Pertama Kalinya dalam 130 Tahun, Puncak Gunung Fuji Belum Bersalju hingga Awal November
Gunung Fuji menjadi salah satu ikon wisata populer di Jepang. Namun, berbeda dengan tahun-tahun sebelumnya, hingga awal November ini puncak Gunung Fuji masih belum terlihat bersalju.
Setiap tahun, pemandangan megah puncak Gunung Fuji yang tertutup salju menarik ratusan ribu wisatawan dari seluruh dunia.
Namun, tahun ini sedikit berbeda karena puncak gunung tertinggi di Jepang ini masih belum bersalju.
Menyitat dari Japan Today, lapisan salju di Gunung Fuji, biasanya mulai terbentuk pada tanggal 2 Oktober, bahkan tahun 2023 lalu salju pertama kali terdeteksi di gunung tersebut pada tanggal 5 Oktober.
Namun, karena cuaca yang hangat, tahun ini belum ada salju yang turun di Gunung Fuji. Fenomena ini merupakan rekor periode terlama puncak Gunung Fuji tidak bersalju, sejak pencatatan dimulai 130 tahun lalu atau pada tahun 1894.
Periode kali ini, memecahkan rekor pembentukan salju terlama sebelumnya yang tercatat pada tanggal 26 Oktober di tahun 1955 dan 2016.
Disebabkan oleh Perubahan Iklim
Yutaka Katsuta, peramal cuaca dari Kantor Meteorologi Kofu, menyatakan bahwa suhu tinggi musim panas ini telah menghambat aliran udara dingin yang biasanya membawa salju ke puncak Gunung Fuji.
Katsuta juga berpendapat, bahwa perubahan iklim mungkin menjadi salah satu faktor utama dalam keterlambatan pembentukan lapisan salju di puncak Gunung Fuji.
Musim panas di Jepang tahun ini, menjadi musim terpanas yang pernah tercatat, bahkan menyamai rekor yang terjadi pada tahun 2023 ketika gelombang panas ekstrem yang dipicu oleh perubahan iklim melanda berbagai belahan dunia.

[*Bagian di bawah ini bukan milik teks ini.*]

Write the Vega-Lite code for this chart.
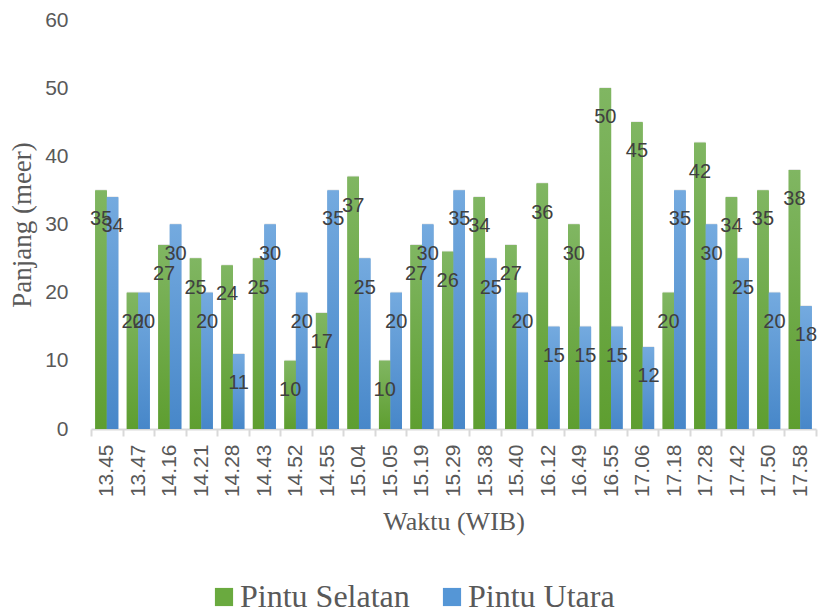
{
  "$schema": "https://vega.github.io/schema/vega-lite/v6.json",
  "width": 725,
  "height": 409,
  "autosize": "none",
  "padding": {"left": 91, "top": 20, "right": 3, "bottom": 185},
  "config": {
    "view": {"stroke": null},
    "font": "Liberation Sans"
  },
  "data": {
    "values": [
      {"waktu": "13.45", "pintu": "Pintu Selatan", "panjang": 35},
      {"waktu": "13.45", "pintu": "Pintu Utara", "panjang": 34},
      {"waktu": "13.47", "pintu": "Pintu Selatan", "panjang": 20},
      {"waktu": "13.47", "pintu": "Pintu Utara", "panjang": 20},
      {"waktu": "14.16", "pintu": "Pintu Selatan", "panjang": 27},
      {"waktu": "14.16", "pintu": "Pintu Utara", "panjang": 30},
      {"waktu": "14.21", "pintu": "Pintu Selatan", "panjang": 25},
      {"waktu": "14.21", "pintu": "Pintu Utara", "panjang": 20},
      {"waktu": "14.28", "pintu": "Pintu Selatan", "panjang": 24},
      {"waktu": "14.28", "pintu": "Pintu Utara", "panjang": 11},
      {"waktu": "14.43", "pintu": "Pintu Selatan", "panjang": 25},
      {"waktu": "14.43", "pintu": "Pintu Utara", "panjang": 30},
      {"waktu": "14.52", "pintu": "Pintu Selatan", "panjang": 10},
      {"waktu": "14.52", "pintu": "Pintu Utara", "panjang": 20},
      {"waktu": "14.55", "pintu": "Pintu Selatan", "panjang": 17},
      {"waktu": "14.55", "pintu": "Pintu Utara", "panjang": 35},
      {"waktu": "15.04", "pintu": "Pintu Selatan", "panjang": 37},
      {"waktu": "15.04", "pintu": "Pintu Utara", "panjang": 25},
      {"waktu": "15.05", "pintu": "Pintu Selatan", "panjang": 10},
      {"waktu": "15.05", "pintu": "Pintu Utara", "panjang": 20},
      {"waktu": "15.19", "pintu": "Pintu Selatan", "panjang": 27},
      {"waktu": "15.19", "pintu": "Pintu Utara", "panjang": 30},
      {"waktu": "15.29", "pintu": "Pintu Selatan", "panjang": 26},
      {"waktu": "15.29", "pintu": "Pintu Utara", "panjang": 35},
      {"waktu": "15.38", "pintu": "Pintu Selatan", "panjang": 34},
      {"waktu": "15.38", "pintu": "Pintu Utara", "panjang": 25},
      {"waktu": "15.40", "pintu": "Pintu Selatan", "panjang": 27},
      {"waktu": "15.40", "pintu": "Pintu Utara", "panjang": 20},
      {"waktu": "16.12", "pintu": "Pintu Selatan", "panjang": 36},
      {"waktu": "16.12", "pintu": "Pintu Utara", "panjang": 15},
      {"waktu": "16.49", "pintu": "Pintu Selatan", "panjang": 30},
      {"waktu": "16.49", "pintu": "Pintu Utara", "panjang": 15},
      {"waktu": "16.55", "pintu": "Pintu Selatan", "panjang": 50},
      {"waktu": "16.55", "pintu": "Pintu Utara", "panjang": 15},
      {"waktu": "17.06", "pintu": "Pintu Selatan", "panjang": 45},
      {"waktu": "17.06", "pintu": "Pintu Utara", "panjang": 12},
      {"waktu": "17.18", "pintu": "Pintu Selatan", "panjang": 20},
      {"waktu": "17.18", "pintu": "Pintu Utara", "panjang": 35},
      {"waktu": "17.28", "pintu": "Pintu Selatan", "panjang": 42},
      {"waktu": "17.28", "pintu": "Pintu Utara", "panjang": 30},
      {"waktu": "17.42", "pintu": "Pintu Selatan", "panjang": 34},
      {"waktu": "17.42", "pintu": "Pintu Utara", "panjang": 25},
      {"waktu": "17.50", "pintu": "Pintu Selatan", "panjang": 35},
      {"waktu": "17.50", "pintu": "Pintu Utara", "panjang": 20},
      {"waktu": "17.58", "pintu": "Pintu Selatan", "panjang": 38},
      {"waktu": "17.58", "pintu": "Pintu Utara", "panjang": 18}
    ]
  },
  "encoding": {
    "x": {
      "field": "waktu",
      "type": "nominal",
      "sort": null,
      "scale": {"paddingInner": 0, "paddingOuter": 0},
      "axis": {
        "title": "Waktu (WIB)",
        "titleFont": "Liberation Serif",
        "titleFontSize": 26,
        "titleFontWeight": "normal",
        "titleColor": "#595959",
        "titlePadding": 12,
        "labelAngle": 270,
        "labelFontSize": 21,
        "labelColor": "#595959",
        "labelPadding": 8,
        "domainColor": "#D9D9D9",
        "domainWidth": 2,
        "tickColor": "#D9D9D9",
        "tickWidth": 2,
        "tickSize": 7,
        "tickBand": "extent",
        "grid": false
      }
    },
    "xOffset": {
      "field": "pintu",
      "type": "nominal",
      "sort": ["Pintu Selatan", "Pintu Utara"],
      "scale": {"paddingInner": 0, "paddingOuter": 0.37}
    },
    "y": {
      "field": "panjang",
      "type": "quantitative",
      "scale": {"domain": [0, 60], "nice": false},
      "axis": {
        "title": "Panjang (meer)",
        "titleFont": "Liberation Serif",
        "titleFontSize": 27,
        "titleFontWeight": "normal",
        "titleColor": "#595959",
        "titlePadding": 8,
        "values": [0, 10, 20, 30, 40, 50, 60],
        "labelFontSize": 21,
        "labelColor": "#595959",
        "labelPadding": 23,
        "domain": false,
        "ticks": false,
        "grid": false
      }
    }
  },
  "layer": [
    {
      "mark": {"type": "bar", "color": "#7F7F7F", "opacity": 0.18, "xOffset": 2.5, "yOffset": -1},
      "encoding": {}
    },
    {
      "mark": {"type": "bar"},
      "encoding": {
        "color": {
          "field": "pintu",
          "type": "nominal",
          "sort": ["Pintu Selatan", "Pintu Utara"],
          "scale": {"domain": ["Pintu Selatan", "Pintu Utara"], "range": ["#6AAA3F", "#5596D6"]},
          "legend": {
            "title": null,
            "orient": "none",
            "direction": "horizontal",
            "legendX": 117,
            "legendY": 561,
            "symbolType": "square",
            "symbolSize": 330,
            "symbolStrokeWidth": 0,
            "labelFont": "Liberation Serif",
            "labelFontSize": 32,
            "labelColor": "#595959",
            "labelOffset": 0,
            "labelLimit": 300,
            "columnPadding": 26
          }
        }
      }
    },
    {
      "mark": {"type": "bar"},
      "encoding": {
        "color": {
          "condition": {
            "test": "datum.pintu === 'Pintu Selatan'",
            "value": {
              "gradient": "linear", "x1": 0, "y1": 0, "x2": 0, "y2": 1,
              "stops": [{"offset": 0, "color": "#80B662"}, {"offset": 1, "color": "#5E9E30"}]
            }
          },
          "value": {
            "gradient": "linear", "x1": 0, "y1": 0, "x2": 0, "y2": 1,
            "stops": [{"offset": 0, "color": "#74AADF"}, {"offset": 1, "color": "#4787C9"}]
          }
        }
      }
    },
    {
      "mark": {"type": "text", "baseline": "middle", "align": "center", "dy": 29, "fontSize": 20, "color": "#404040", "font": "Liberation Sans"},
      "encoding": {
        "text": {"field": "panjang", "type": "quantitative"}
      }
    }
  ]
}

Gunung Fuji memang selalu diselimuti salju hampir sepanjang tahun, tetapi selama musim pendakian antara Juli dan September, lebih dari 220.000 pengunjung mendaki hingga puncak.
Tidak sedikit juga yang mendaki pada malam hari agar bisa melihat matahari terbit dari puncak gunung setinggi 3.776 meter itu.
Namun, tahun ini jumlah pendaki Gunung Fuji menurun setelah pemerintah Jepang memberlakukan biaya masuk, serta pembatasan harian untuk mengatasi dampak pariwisata yang berlebihan.